Three speeds, one composition
Perfumery organizes scent into a rough structure of top, heart, and base. The terms are not poetic, they describe volatility, which is to say how quickly a molecule lifts off the skin and reaches the nose.
Top notes are the lightest and fastest. Citrus, light herbs, the brighter florals. They announce themselves immediately and leave almost as quickly, fifteen to thirty minutes, often less. The bergamot in an opening is doing precisely this work: arriving loud, then stepping back. Its character, discussed at greater length here, is bright, green-edged, slightly bitter, and largely gone before the half hour is out.
Heart notes hold the middle. Fuller florals, spices, fruits, certain green materials. These carry the body of the fragrance for roughly two to four hours. This is the stretch most people actually live in, though it is rarely the stretch they smelled in the shop.

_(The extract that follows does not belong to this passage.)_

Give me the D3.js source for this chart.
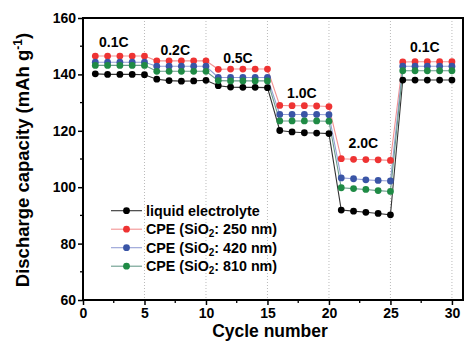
<!DOCTYPE html>
<html><head><meta charset="utf-8">
<script src="https://cdn.jsdelivr.net/npm/d3@7/dist/d3.min.js"></script>
<style>
html,body{margin:0;padding:0;background:#fff;}
svg{display:block;font-family:"Liberation Sans",Arial,sans-serif;font-weight:bold;}
</style></head><body>
<svg id="c" width="464" height="354"></svg>
<script>
const cycles = [1,2,3,4,5,6,7,8,9,10,11,12,13,14,15,16,17,18,19,20,21,22,23,24,25,26,27,28,29,30];
const liquid = [140.2,140.0,140.0,140.0,139.9, 138.3,137.8,137.6,137.7,137.9, 136.0,135.5,135.4,135.4,135.3, 120.1,119.6,119.3,119.2,119.0, 91.9,91.5,91.1,90.7,90.2, 138.0,138.0,138.0,138.0,138.0];
const cpe250 = [146.5,146.5,146.5,146.5,146.5, 144.8,144.8,144.8,144.8,144.8, 141.8,141.9,141.9,141.9,141.9, 129.0,128.9,128.9,128.8,128.6, 110.1,109.9,109.8,109.7,109.5, 144.4,144.5,144.5,144.5,144.5];
const cpe420 = [144.3,144.3,144.3,144.3,144.3, 142.9,142.9,142.9,142.9,142.9, 138.9,138.9,138.9,138.9,138.9, 125.8,125.8,125.8,125.8,125.7, 103.3,103.0,102.6,102.4,102.2, 142.9,142.9,142.9,142.9,142.9];
const cpe810 = [143.2,143.2,143.2,143.2,143.2, 141.1,141.1,141.1,141.1,141.1, 137.8,137.7,137.7,137.7,137.7, 123.5,123.5,123.5,123.5,123.4, 99.8,99.5,99.2,98.8,98.5, 141.3,141.3,141.3,141.3,141.3];
const seriesNames = ["liquid electrolyte","CPE (SiO2: 250 nm)","CPE (SiO2: 420 nm)","CPE (SiO2: 810 nm)"];
const rateLabels = ["0.1C","0.2C","0.5C","1.0C","2.0C","0.1C"];
const rateLabelX = [2.5, 7.5, 12.6, 17.8, 22.8, 27.8];
const rateLabelY = [151.5, 148.7, 145.8, 133.4, 115.7, 149.6];
const xTicks = [0,5,10,15,20,25,30];
const yTicks = [60,80,100,120,140,160];

const dotColors = ["#000000","#ee3333","#3a55a6","#1f8b45"];
const lineColors = ["#333333","#f39393","#95a0d6","#6a9c8c"];
const data = [liquid, cpe250, cpe420, cpe810];

const svg = d3.select("#c");
const L = 83, R = 463, T = 18, B = 300;
const x = d3.scaleLinear().domain([0, 30.9]).range([L, R]);
const y = d3.scaleLinear().domain([60, 160]).range([B, T]);

// vertical dotted grid
svg.append("g").selectAll("line").data(xTicks.filter(d => d > 0)).join("line")
  .attr("x1", d => x(d)).attr("x2", d => x(d)).attr("y1", T).attr("y2", B)
  .attr("stroke", "#bbbbbb").attr("stroke-width", 1).attr("stroke-dasharray", "1,2");

// minor ticks
const xMinor = d3.range(2.5, 31, 5);
const yMinor = d3.range(70, 160, 20);
svg.append("g").selectAll("line").data(xMinor).join("line")
  .attr("x1", d => x(d)).attr("x2", d => x(d)).attr("y1", B).attr("y2", B + 3)
  .attr("stroke", "#000").attr("stroke-width", 1.3);
svg.append("g").selectAll("line").data(yMinor).join("line")
  .attr("y1", d => y(d)).attr("y2", d => y(d)).attr("x1", L).attr("x2", L - 3)
  .attr("stroke", "#000").attr("stroke-width", 1.3);

// axes
const xAxis = svg.append("g").attr("transform", `translate(0,${B})`)
  .call(d3.axisBottom(x).tickValues(xTicks).tickSize(5).tickPadding(3));
const yAxis = svg.append("g").attr("transform", `translate(${L},0)`)
  .call(d3.axisLeft(y).tickValues(yTicks).tickSize(5).tickPadding(2));
[xAxis, yAxis].forEach(g => {
  g.select(".domain").remove();
  g.selectAll("line").attr("stroke", "#000").attr("stroke-width", 1.5);
  g.selectAll("text").attr("font-size", 14).attr("font-weight", "bold")
    .attr("font-family", '"Liberation Sans",Arial,sans-serif').attr("fill", "#000");
});

// frame
svg.append("rect").attr("x", L).attr("y", T).attr("width", R - L).attr("height", B - T)
  .attr("fill", "none").attr("stroke", "#000").attr("stroke-width", 2);

// series
const line = d3.line().x((d, i) => x(cycles[i])).y(d => y(d));
data.forEach((s, k) => {
  svg.append("path").datum(s).attr("d", line).attr("fill", "none")
    .attr("stroke", lineColors[k]).attr("stroke-width", 1.1);
});
data.forEach((s, k) => {
  svg.append("g").selectAll("circle").data(s).join("circle")
    .attr("cx", (d, i) => x(cycles[i])).attr("cy", d => y(d)).attr("r", 3.4)
    .attr("fill", dotColors[k]);
});

// rate labels
svg.append("g").selectAll("text").data(rateLabels).join("text")
  .attr("x", (d, i) => x(rateLabelX[i])).attr("y", (d, i) => y(rateLabelY[i]))
  .attr("dy", "0.36em").attr("text-anchor", "middle").attr("font-size", 14).text(d => d);

// legend
const lg = svg.append("g");
const lx = 111, ly = 210.7, dyL = 18.5;
seriesNames.forEach((name, k) => {
  const yy = ly + k * dyL;
  lg.append("line").attr("x1", lx).attr("x2", lx + 31).attr("y1", yy).attr("y2", yy)
    .attr("stroke", lineColors[k]).attr("stroke-width", 1.1);
  lg.append("circle").attr("cx", lx + 15.5).attr("cy", yy).attr("r", 3.4).attr("fill", dotColors[k]);
  const t = lg.append("text").attr("x", lx + 35).attr("y", yy).attr("dy", "0.36em").attr("font-size", 14.3);
  const m = name.match(/^(.*SiO)2(.*)$/);
  if (m) {
    t.append("tspan").text(m[1]);
    t.append("tspan").attr("font-size", 10).attr("dy", 3).text("2");
    t.append("tspan").attr("dy", -3).text(m[2]);
  } else t.text(name);
});

// axis titles
svg.append("text").attr("x", (L + R) / 2 - 3).attr("y", 337).attr("text-anchor", "middle")
  .attr("font-size", 17.5).text("Cycle number");
const yt = svg.append("text").attr("transform", `translate(29,${(T + B) / 2 + 1}) rotate(-90)`)
  .attr("text-anchor", "middle").attr("font-size", 18.5);
yt.append("tspan").text("Discharge capacity (mAh g");
yt.append("tspan").attr("font-size", 12).attr("dy", -7).text("-1");
yt.append("tspan").attr("dy", 7).text(")");
</script>
</body></html>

Base notes are the slowest and heaviest. Woods, resins, musks, ambers. They can linger eight to twenty-four hours, sometimes longer on fabric. They are also the foundation everything else was built on, the part that decides whether a fragrance reads warm or cool, dry or soft, once the brighter material has burned off.
What the dry down actually is
The dry down is what a fragrance becomes once the volatile material has gone and the base is left to speak alone. It is the most honest version of a scent, in the sense that it is the one you spend the most time wearing.

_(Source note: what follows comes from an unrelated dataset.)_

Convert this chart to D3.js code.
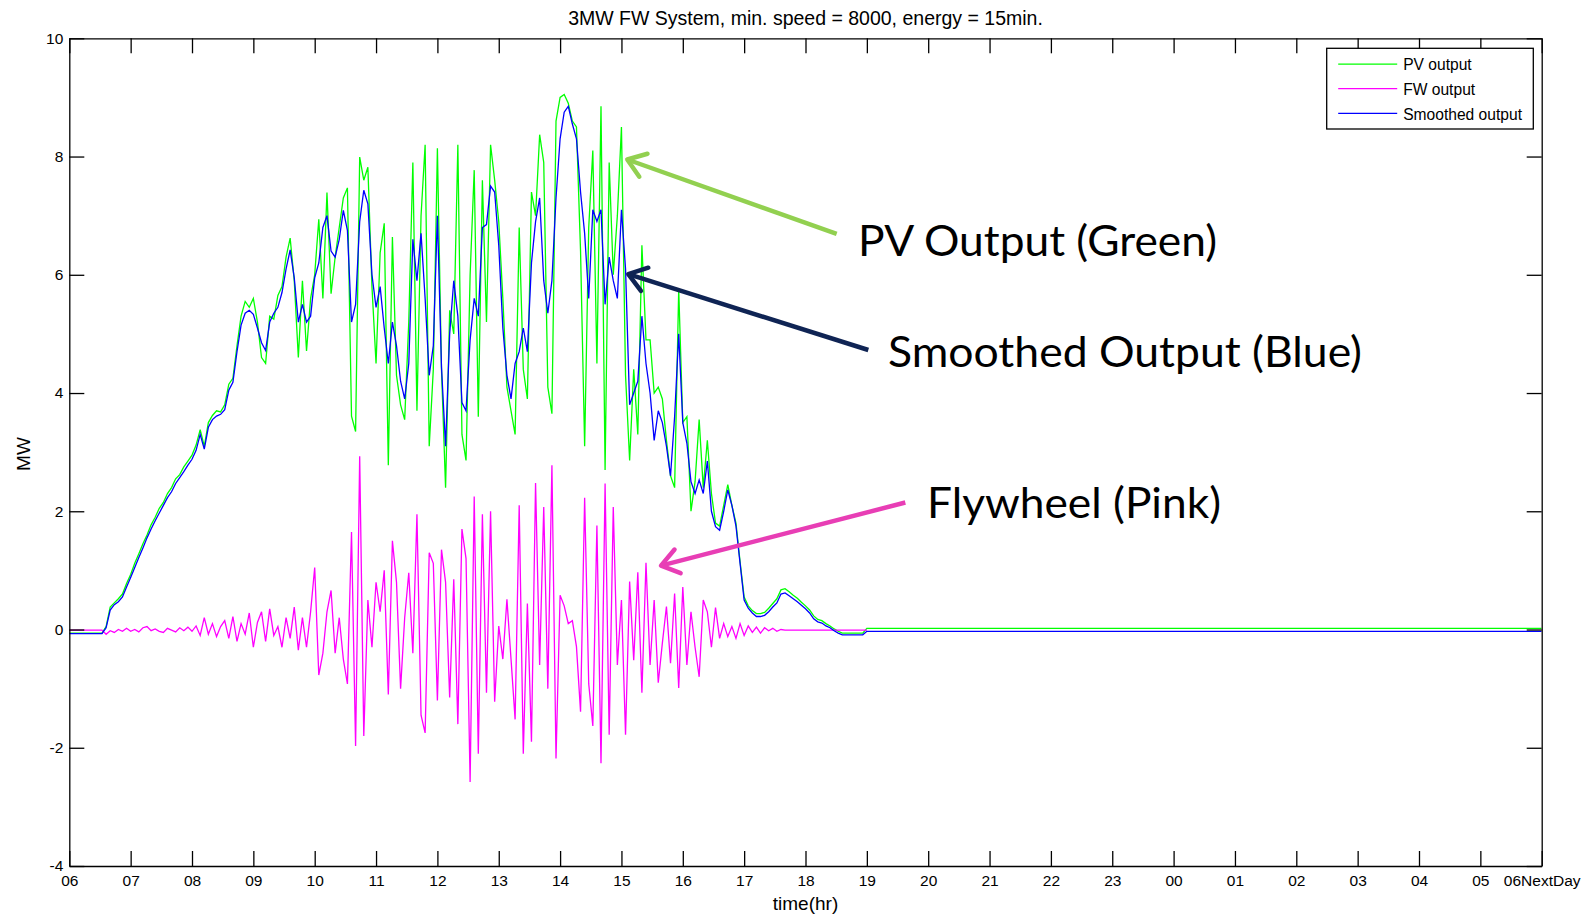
<!DOCTYPE html>
<html>
<head>
<meta charset="utf-8">
<script src="https://cdn.jsdelivr.net/npm/d3@7"></script>
<style>
body { margin: 0; background: #fff; }
</style>
</head>
<body>
<div id="chart"></div>
<script>
// one sample every 4 minutes, 06:00 -> 19:00 (MW), one row per hour
var stepMinutes = 4;

var smoothedOutput = [
  -0.07,-0.07,-0.07,-0.07,-0.07,-0.07,-0.07,-0.07,-0.07,0.03,0.33,0.42,0.47,0.55,0.72,
  0.88,1.05,1.22,1.38,1.55,1.70,1.84,1.97,2.10,2.23,2.33,2.47,2.57,2.67,2.78,
  2.88,3.03,3.30,3.05,3.42,3.55,3.61,3.64,3.72,4.05,4.18,4.70,5.15,5.35,5.40,
  5.33,5.10,4.85,4.72,5.20,5.35,5.45,5.70,6.10,6.42,5.95,5.20,5.50,5.20,5.30,
  5.95,6.20,6.80,7.00,6.40,6.30,6.60,7.09,6.75,5.20,5.50,6.90,7.43,7.20,6.00,
  5.45,5.80,5.10,4.50,5.20,4.80,4.20,3.90,4.50,6.60,5.90,6.70,5.60,4.30,4.80,
  7.00,4.44,3.10,5.00,5.90,5.30,3.84,3.70,4.90,5.60,5.30,6.80,6.85,7.50,7.40,
  6.50,5.10,4.30,3.90,4.50,4.70,5.10,4.70,6.20,6.90,7.30,5.90,5.35,5.90,7.30,
  8.30,8.75,8.85,8.55,8.30,7.40,6.70,5.60,7.10,6.90,7.10,5.50,6.30,5.90,5.60,
  7.10,6.10,3.80,4.00,4.20,5.30,4.50,4.00,3.20,3.70,3.50,3.10,2.60,3.60,5.00,
  3.50,3.15,2.50,2.30,2.53,2.30,2.85,2.00,1.74,1.68,2.00,2.36,2.10,1.75,1.12,
  0.50,0.36,0.28,0.22,0.22,0.24,0.30,0.38,0.45,0.60,0.62,0.57,0.52,0.47,0.41,
  0.35,0.28,0.18,0.13,0.11,0.06,0.03,-0.02,-0.06,-0.09,-0.09,-0.09,-0.09,-0.09,-0.09,
  -0.03
];

var pvOutput = [
  -0.06,-0.06,-0.06,-0.06,-0.06,-0.06,-0.06,-0.06,-0.06,0.05,0.38,0.45,0.52,0.60,0.78,
  0.93,1.12,1.28,1.45,1.60,1.77,1.90,2.05,2.15,2.30,2.40,2.55,2.62,2.75,2.85,
  2.95,3.12,3.38,3.10,3.50,3.62,3.70,3.68,3.80,4.15,4.25,4.80,5.30,5.55,5.45,
  5.60,5.20,4.60,4.50,5.30,5.25,5.65,5.80,6.30,6.62,5.90,4.60,5.90,4.71,5.60,
  6.00,6.94,5.60,7.39,5.68,6.30,6.80,7.30,7.47,3.61,3.35,7.99,7.60,7.82,5.80,
  4.50,6.37,6.87,2.78,6.64,4.30,3.80,3.55,5.20,7.90,3.70,7.00,8.20,3.10,4.40,
  8.14,4.40,2.40,5.40,5.00,8.20,3.30,2.86,6.00,7.77,3.60,7.60,5.20,8.20,7.60,
  6.90,5.60,4.10,3.70,3.30,6.80,4.40,3.90,7.40,7.00,8.37,7.90,4.10,3.65,8.60,
  9.00,9.05,8.90,8.60,8.50,6.40,3.10,6.80,8.10,4.50,8.85,2.70,7.90,6.00,7.00,
  8.50,4.30,2.86,4.40,3.30,6.50,4.90,4.90,4.00,4.10,3.90,3.20,2.60,2.40,5.75,
  3.50,3.60,2.00,2.50,3.55,2.40,3.20,2.30,1.80,1.75,2.10,2.45,2.10,1.80,1.15,
  0.55,0.40,0.32,0.27,0.27,0.29,0.36,0.44,0.52,0.67,0.69,0.64,0.58,0.53,0.46,
  0.40,0.33,0.23,0.17,0.15,0.10,0.06,0.01,-0.03,-0.06,-0.06,-0.06,-0.06,-0.06,-0.06,
  0.02
];

var fwOutput = [
  -0.01,-0.01,-0.01,-0.01,-0.01,-0.01,-0.01,-0.01,-0.01,-0.08,-0.02,-0.05,0.00,-0.03,0.02,
  -0.03,0.00,-0.04,0.03,0.05,-0.02,0.01,-0.03,-0.05,0.02,-0.01,-0.04,0.03,-0.02,0.04,
  -0.03,0.06,-0.10,0.20,-0.08,0.10,-0.12,0.05,0.15,-0.15,0.22,-0.20,0.10,-0.08,0.28,
  -0.30,0.12,0.30,-0.20,0.35,-0.10,0.05,-0.30,0.20,-0.15,0.38,-0.35,0.20,-0.30,0.30,
  1.05,-0.77,-0.40,0.30,0.66,-0.40,0.20,-0.50,-0.92,1.65,-1.97,2.93,-1.80,0.50,-0.30,
  0.80,0.30,1.00,-1.10,1.50,0.80,-1.00,0.20,0.96,-0.40,1.95,-1.45,-1.75,1.30,1.12,
  -1.20,1.35,0.80,-1.15,0.85,-1.60,1.70,1.20,-2.58,2.25,-2.10,1.95,-1.07,2.00,-1.22,
  0.06,-0.50,0.51,-0.50,-1.52,2.10,-2.10,0.44,-1.90,2.48,-0.60,2.07,-1.00,2.78,-2.18,
  0.58,0.40,0.10,0.15,-0.29,-1.39,2.23,-0.92,-1.63,1.76,-2.26,2.47,-1.78,2.07,-0.60,
  0.50,-1.78,0.81,-0.52,0.97,-1.07,1.13,-0.60,0.50,-0.90,-0.23,0.39,-0.57,0.61,-0.99,
  0.72,-0.60,0.30,-0.30,-0.80,0.50,0.30,-0.30,0.37,-0.15,0.10,-0.12,0.05,-0.15,0.10,
  -0.10,0.06,-0.05,0.04,-0.06,0.03,-0.02,0.02,-0.03,0.00,-0.01,-0.01,-0.01,-0.01,-0.01,
  -0.01,-0.01,-0.01,-0.01,-0.01,-0.01,-0.01,-0.01,-0.01,-0.01,-0.01,-0.01,-0.01,-0.01,-0.01,
  -0.01
];

// flat night values, hours after 06:00
var nightHours = [13, 24];
var pvNight = [0.02, 0.02];
var smoothedNight = [-0.03, -0.03];

var xTickLabels = ["06","07","08","09","10","11","12","13","14","15","16","17","18",
  "19","20","21","22","23","00","01","02","03","04","05","06NextDay"];
var yTicks = [-4, -2, 0, 2, 4, 6, 8, 10];
var legendNames = ["PV output", "FW output", "Smoothed output"];
var legendColors = ["#00ff00", "#ff00ff", "#0000ff"];

var margin = {top: 38.3, right: 53.3, bottom: 49, left: 69.3},
    width = 1595 - margin.left - margin.right,
    height = 915 - margin.top - margin.bottom;

var x = d3.scaleLinear().domain([0, 24]).range([0, width]);
var y = d3.scaleLinear().domain([-4, 10]).range([height, 0]);

var svg = d3.select("#chart").append("svg")
    .attr("width", 1595)
    .attr("height", 915)
    .style("font-family", "'Liberation Sans', Arial, sans-serif");

var g = svg.append("g")
    .attr("transform", "translate(" + margin.left + "," + margin.top + ")");

g.append("clipPath").attr("id", "plotclip")
  .append("rect").attr("width", width).attr("height", height);

function toPoints(values) {
  return values.map(function(v, i) { return [i * stepMinutes / 60, v]; });
}
var pvPts = toPoints(pvOutput).concat(nightHours.map(function(h, i) { return [h, pvNight[i]]; }));
var smPts = toPoints(smoothedOutput).concat(nightHours.map(function(h, i) { return [h, smoothedNight[i]]; }));
var fwPts = toPoints(fwOutput);

var line = d3.line()
    .x(function(d) { return x(d[0]); })
    .y(function(d) { return y(d[1]); });

var traces = g.append("g").attr("clip-path", "url(#plotclip)");
[[pvPts, legendColors[0]], [fwPts, legendColors[1]], [smPts, legendColors[2]]].forEach(function(s) {
  traces.append("path")
      .datum(s[0])
      .attr("fill", "none")
      .attr("stroke", s[1])
      .attr("stroke-width", 1.3)
      .attr("stroke-linejoin", "miter")
      .attr("d", line);
});

// axes: ticks point inward on all four sides
function styleAxis(sel) {
  sel.select(".domain").attr("stroke", "#000").attr("stroke-width", 1.3);
  sel.selectAll(".tick line").attr("stroke", "#000").attr("stroke-width", 1.3);
  sel.selectAll("text").attr("font-size", 15.5).attr("fill", "#000")
     .attr("font-family", "'Liberation Sans', Arial, sans-serif");
}
g.append("g")
    .attr("transform", "translate(0," + height + ")")
    .call(d3.axisBottom(x).tickValues(d3.range(25))
      .tickFormat(function(d, i) { return xTickLabels[i]; })
      .tickSizeInner(-15).tickSizeOuter(0).tickPadding(9))
    .call(styleAxis);
g.append("g")
    .call(d3.axisTop(x).tickValues(d3.range(25)).tickFormat("")
      .tickSizeInner(-15).tickSizeOuter(0))
    .call(styleAxis);
g.append("g")
    .call(d3.axisLeft(y).tickValues(yTicks)
      .tickFormat(function(d) { return String(d); })
      .tickSizeInner(-15).tickSizeOuter(0).tickPadding(6))
    .call(styleAxis);
g.append("g")
    .attr("transform", "translate(" + width + ",0)")
    .call(d3.axisRight(y).tickValues(yTicks).tickFormat("")
      .tickSizeInner(-15).tickSizeOuter(0))
    .call(styleAxis);

// titles
svg.append("text")
    .attr("x", margin.left + width / 2).attr("y", 24.5)
    .attr("text-anchor", "middle").attr("font-size", 19.5)
    .text("3MW FW System, min. speed = 8000, energy = 15min.");
svg.append("text")
    .attr("x", margin.left + width / 2).attr("y", 910)
    .attr("text-anchor", "middle").attr("font-size", 19)
    .text("time(hr)");
svg.append("text")
    .attr("transform", "translate(29.5,454) rotate(-90)")
    .attr("text-anchor", "middle").attr("font-size", 19)
    .text("MW");

// legend
var legend = svg.append("g").attr("transform", "translate(1326.7,48.3)");
legend.append("rect")
    .attr("width", 206.6).attr("height", 80.7)
    .attr("fill", "#fff").attr("stroke", "#000").attr("stroke-width", 1.3);
legendNames.forEach(function(name, i) {
  var ly = 15.8 + i * 24.6;
  legend.append("line")
      .attr("x1", 11.5).attr("x2", 70.5).attr("y1", ly).attr("y2", ly)
      .attr("stroke", legendColors[i]).attr("stroke-width", 1.3);
  legend.append("text")
      .attr("x", 76.5).attr("y", ly).attr("dy", "0.4em")
      .attr("font-size", 15.6).attr("fill", "#000")
      .text(name);
});

// callouts, anchored in data units
var callouts = [
  {text: "PV Output (Green)", color: "#92d050", tail: [12.508, 6.69], tip: [9.095, 7.95], at: [12.856, 6.31], len: 359},
  {text: "Smoothed Output (Blue)", color: "#0f2454", tail: [13.024, 4.728], tip: [9.112, 6.01], at: [13.345, 4.44], len: 474},
  {text: "Flywheel (Pink)", color: "#e83eb5", tail: [13.627, 2.148], tip: [9.645, 1.081], at: [13.981, 1.886], len: 294}
];
var notes = g.append("g");
callouts.forEach(function(c) {
  var x0 = x(c.tail[0]), y0 = y(c.tail[1]), x1 = x(c.tip[0]), y1 = y(c.tip[1]);
  var ang = Math.atan2(y0 - y1, x0 - x1), barb = 21, spread = 0.62;
  notes.append("line")
      .attr("x1", x0).attr("y1", y0).attr("x2", x1).attr("y2", y1)
      .attr("stroke", c.color).attr("stroke-width", 4.5).attr("stroke-linecap", "butt");
  notes.append("path")
      .attr("d", "M" + (x1 + barb * Math.cos(ang - spread)) + "," + (y1 + barb * Math.sin(ang - spread)) +
                 "L" + x1 + "," + y1 +
                 "L" + (x1 + barb * Math.cos(ang + spread)) + "," + (y1 + barb * Math.sin(ang + spread)))
      .attr("fill", "none").attr("stroke", c.color).attr("stroke-width", 4.5)
      .attr("stroke-linecap", "round").attr("stroke-linejoin", "round");
  notes.append("text")
      .attr("x", x(c.at[0])).attr("y", y(c.at[1]))
      .attr("font-family", "Lato, 'Open Sans', sans-serif")
      .attr("font-size", 43).attr("fill", "#000")
      .attr("textLength", c.len).attr("lengthAdjust", "spacingAndGlyphs")
      .text(c.text);
});
</script>
</body>
</html>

A fragrance can open beautifully and dry down to something flat or cloying. Another can open quietly, almost unremarkably, and settle into something far better an hour in. Judging by the opening alone means judging by the part designed to disappear. The green snap of crushed galbanum and similar materials is a good example: striking at first, then yielding the stage entirely to whatever sits underneath.

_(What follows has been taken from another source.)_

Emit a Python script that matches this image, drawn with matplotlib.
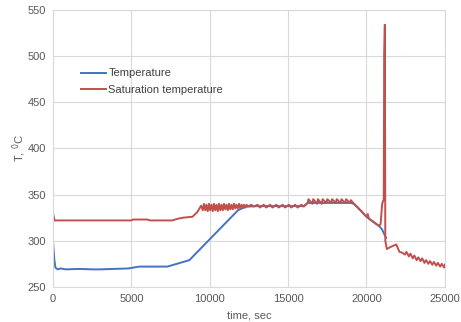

This is also why a scent that seemed wrong at the counter can seem right by the time you reach the car, and why the reverse happens just as often. The composition kept moving. You simply met it at one point and assumed that point was the whole.
Why your skin matters
The same fragrance does not behave identically on two people. Skin temperature, oiliness, and pH all influence how quickly volatile molecules lift and how the base holds. Warmer, oilier skin tends to project more and hold longer. Drier skin can burn through the top and heart faster, arriving at the base sooner.
This is part of why the idea of a single defining scent is harder to pin down than it sounds, a point worth its own consideration. The fragrance is one half of the equation. The skin it sits on is the other.
It is also why describing a scent to someone else is so unreliable. The word you reach for at minute two may not apply at hour three, and the vocabulary itself tends to fail before the fragrance does. The seven fragrance families help organize a first impression, but as is noted elsewhere, scents rarely stay inside their assigned family, partly because their character shifts as they evolve. A citrus that dries down to wood has, by the end, become a woody fragrance in every meaningful sense.
Soap runs the same arc, compressed
Fragrance in soap follows the same logic, but on a far shorter timeline, and under unfavorable conditions.
In lather, the top notes have almost no chance. Heat, water, and the brief contact time of washing strip the lightest material away before it can register fully. What you smell over a basin is mostly an accelerated rush of top and heart, then nothing, because the whole thing is rinsed off in under a minute.
What stays on skin afterward is closer to the base. The heavier woods, resins, and musks are the molecules with the staying power to survive the rinse and remain on warm, clean skin. So the scent of a soap in the shower and the scent it leaves on the skin an hour later are two different impressions, and the second is usually the more accurate one. A bar that smells sharp and citric under water may settle into something quieter and woodier once dry, the same compression of the same arc, run in minutes rather than hours.
This is the practical reason to pay attention over time rather than on first sniff. The opening is information, but it is partial. Give a fragrance the hour it asks for. Smell it again when the bright material has burned off and the base is doing the work alone. That later impression, slower, steadier, less eager to please, is the one you will actually wear.